The Unicode character set environment should eventually contain a set of character for all languages. If the Unicode environment is used to produce a GEDCOM transmission, the header record would also be in Unicode, requiring receiving systems to determine whether the transmission is Unicode or ASCII before they could interpret the GEDCOM header. This would be done by reading the first two bytes of the transmission. If the first two bytes are 0x30 and 0x20 then the transmission will be in either ASCII or ANSEL as determined by the header record. If the first two bytes are 0x30 and 0x00 then the transmission should be processed as a Unicode transmission. (Different platforms may reverse the position of the null byte, in which case the test would be for 0x00 and 0x30.)

How to Change Character Sets

The character set for an entire transmission is specified in the character set line of the header record.

The example below shows the specification in the header record:

Lvl Tag Value

  0 HEAD
    1 SOUR PAF
      2 VERS 2.1
    1 DEST ANSTFILE
    1 CHAR ANSEL

The character set change remains in effect until the TRLR record is encountered at the end of the transmission.

UNICODE character set should be used for multi-language support as soon as operating systems begin providing adequate storage and display support.
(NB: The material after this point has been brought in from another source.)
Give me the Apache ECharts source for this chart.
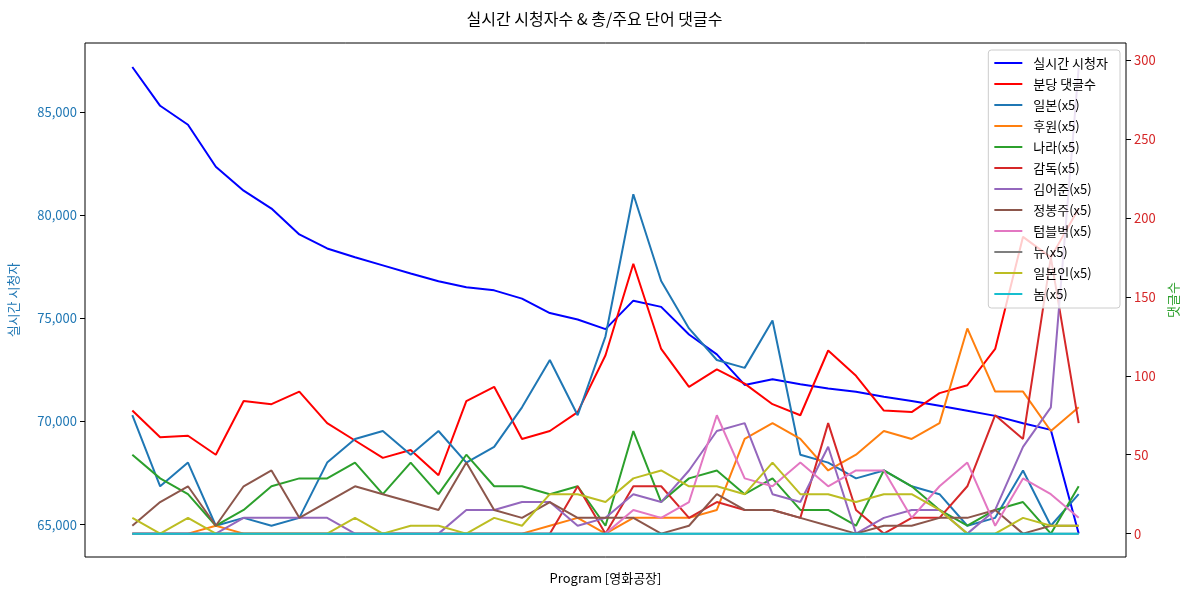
<!DOCTYPE html>
<html>
<head>
<meta charset="utf-8">
<script src="https://cdn.jsdelivr.net/npm/echarts@6/dist/echarts.min.js"></script>
<style>html,body{margin:0;padding:0;background:#fff;}#c{width:1189px;height:592px;}</style>
</head>
<body>
<div id="c"></div>
<script>
// ---- data ----
const viewers = [87170, 85290, 84370, 82340, 81180, 80310, 79060, 78380, 77950, 77560, 77170, 76790, 76500, 76350, 75950, 75250, 74940, 74470, 75850, 75550, 74210, 73250, 71770, 72040, 71800, 71590, 71440, 71200, 70990, 70760, 70520, 70270, 69910, 69590, 64570];
const commentsPerMin = [78, 61, 62, 50, 84, 82, 90, 70, 59, 48, 53, 37, 84, 93, 60, 65, 77, 113, 171, 117, 93, 104, 95, 82, 75, 116, 100, 78, 77, 89, 94, 117, 188, 175, 206];
const japan = [75, 30, 45, 5, 10, 5, 10, 45, 60, 65, 50, 65, 45, 55, 80, 110, 75, 125, 215, 160, 130, 110, 105, 135, 50, 45, 35, 40, 30, 25, 5, 10, 40, 5, 25];
const support = [0, 0, 0, 5, 0, 0, 0, 0, 0, 0, 0, 0, 0, 0, 0, 5, 10, 0, 10, 10, 10, 15, 60, 70, 60, 40, 50, 65, 60, 70, 130, 90, 90, 65, 80];
const nation = [50, 35, 25, 5, 15, 30, 35, 35, 45, 25, 45, 25, 50, 30, 30, 25, 30, 5, 65, 20, 35, 40, 25, 35, 15, 15, 5, 40, 30, 15, 5, 15, 20, 0, 30];
const director = [0, 0, 0, 0, 0, 0, 0, 0, 0, 0, 0, 0, 0, 0, 0, 0, 30, 0, 30, 30, 10, 20, 15, 15, 10, 70, 15, 0, 10, 10, 30, 75, 60, 175, 70];
const kimEojun = [0, 0, 0, 0, 10, 10, 10, 10, 0, 0, 0, 0, 15, 15, 20, 20, 5, 10, 25, 20, 40, 65, 70, 25, 20, 55, 0, 10, 15, 15, 0, 15, 55, 80, 295];
const jungBongju = [5, 20, 30, 5, 30, 40, 10, 20, 30, 25, 20, 15, 45, 15, 10, 20, 10, 10, 10, 0, 5, 25, 15, 15, 10, 5, 0, 5, 5, 10, 10, 15, 0, 5, 5];
const tumblbug = [0, 0, 0, 0, 0, 0, 0, 0, 0, 0, 0, 0, 0, 0, 0, 0, 0, 0, 15, 10, 20, 75, 35, 30, 45, 30, 40, 40, 10, 30, 45, 5, 35, 25, 10];
const news = [0, 0, 0, 0, 0, 0, 0, 0, 0, 0, 0, 0, 0, 0, 0, 0, 0, 0, 0, 0, 0, 0, 0, 0, 0, 0, 0, 0, 0, 0, 0, 0, 0, 0, 0];
const japanese = [10, 0, 10, 0, 0, 0, 0, 0, 10, 0, 5, 5, 0, 10, 5, 25, 25, 20, 35, 40, 30, 30, 25, 45, 25, 25, 20, 25, 25, 15, 0, 0, 10, 5, 5];
const nom = [0, 0, 0, 0, 0, 0, 0, 0, 0, 0, 0, 0, 0, 0, 0, 0, 0, 0, 0, 0, 0, 0, 0, 0, 0, 0, 0, 0, 0, 0, 0, 0, 0, 0, 0];

const leftTicks = [65000, 70000, 75000, 80000, 85000];
const rightTicks = [0, 50, 100, 150, 200, 250, 300];

const wordSeries = [
  ['일본(x5)', japan, '#1f77b4'],
  ['후원(x5)', support, '#ff7f0e'],
  ['나라(x5)', nation, '#2ca02c'],
  ['감독(x5)', director, '#d62728'],
  ['김어준(x5)', kimEojun, '#9467bd'],
  ['정봉주(x5)', jungBongju, '#8c564b'],
  ['텀블벅(x5)', tumblbug, '#e377c2'],
  ['뉴(x5)', news, '#7f7f7f'],
  ['일본인(x5)', japanese, '#bcbd22'],
  ['놈(x5)', nom, '#17becf']
];

const FONT = "'Noto Sans CJK KR', 'Noto Sans', sans-serif";
const pairs = arr => arr.map((v, i) => [i, v]);
const mkLine = (name, arr, color, yIdx) => ({
  name, type: 'line', yAxisIndex: yIdx, data: pairs(arr), symbol: 'none',
  lineStyle: { color, width: 2 }, itemStyle: { color }, animation: false
});

const series = [mkLine('실시간 시청자', viewers, '#0000ff', 0), mkLine('분당 댓글수', commentsPerMin, '#ff0000', 1)];
wordSeries.forEach(w => series.push(mkLine(w[0], w[1], w[2], 1)));

const chart = echarts.init(document.getElementById('c'), null, { renderer: 'canvas' });
chart.setOption({
  animation: false,
  backgroundColor: '#fff',
  textStyle: { fontFamily: FONT },
  title: {
    text: '실시간 시청자수 & 총/주요 단어 댓글수', left: 'center', top: 6,
    textStyle: { fontFamily: FONT, fontSize: 16, fontWeight: 'normal', color: '#000' }
  },
  grid: { left: 85, right: 63, top: 43, bottom: 35, show: true, borderColor: '#000', borderWidth: 1, backgroundColor: 'transparent', outerBoundsMode: 'none', containLabel: false },
  legend: {
    orient: 'vertical', right: 69, top: 50,
    data: series.map(s => s.name),
    icon: 'rect',
    itemWidth: 28, itemHeight: 2, itemGap: 7,
    padding: [6, 12, 7, 6],
    backgroundColor: 'rgba(255,255,255,0.8)', borderColor: '#cccccc', borderWidth: 1, borderRadius: 3,
    textStyle: { fontFamily: FONT, fontSize: 13, lineHeight: 14, color: '#000', padding: [0, 0, 0, 6] }
  },
  xAxis: {
    type: 'value', min: -1.7, max: 35.7,
    axisLabel: { show: false }, axisTick: { show: false }, axisLine: { show: false, onZero: false }, splitLine: { show: false },
    name: 'Program [영화공장]', nameLocation: 'middle', nameGap: 15,
    nameTextStyle: { fontFamily: FONT, fontSize: 13, color: '#000' }
  },
  yAxis: [
    {
      type: 'value', position: 'left', min: 63433, max: 88332,
      splitLine: { show: false }, axisLine: { show: false, onZero: false },
      axisTick: { show: true, length: 5, inside: false, lineStyle: { color: '#000' }, customValues: leftTicks },
      axisLabel: {
        color: '#1f77b4', fontFamily: FONT, fontSize: 13, margin: 8, customValues: leftTicks,
        formatter: v => Math.round(v).toString().replace(/\B(?=(\d{3})+(?!\d))/g, ',')
      },
      name: '실시간 시청자', nameLocation: 'middle', nameGap: 65, nameRotate: 90,
      nameTextStyle: { color: '#1f77b4', fontFamily: FONT, fontSize: 13 }
    },
    {
      type: 'value', position: 'right', min: -14.8, max: 310.8,
      splitLine: { show: false }, axisLine: { show: false, onZero: false },
      axisTick: { show: true, length: 5, inside: false, lineStyle: { color: '#000' }, customValues: rightTicks },
      axisLabel: { color: '#d62728', fontFamily: FONT, fontSize: 13, margin: 8, customValues: rightTicks },
      name: '댓글수', nameLocation: 'middle', nameGap: 40, nameRotate: 90,
      nameTextStyle: { color: '#2ca02c', fontFamily: FONT, fontSize: 13 }
    }
  ],
  series
});
</script>
</body>
</html>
For more information about character sets, see the following:

Extended Latin Alphabet Coded Character Set for Bibliographic Use. American National Standards (ANSI), Z39.47, 1985.
"8-Bit ASCII%Structure and Rules." American National Standards (ANSI) X3.134.1%198x.
"7-Bit and 8-Bit ASCII Supplemental Multilingual Graphic Character Set (ASCII Multilingual Set)" (manuscript). American National Standards (ANSI), X3.134.2%198x.
"The Unicode standard", vol. 1 and 2, published by Addison-Wesley Publishing.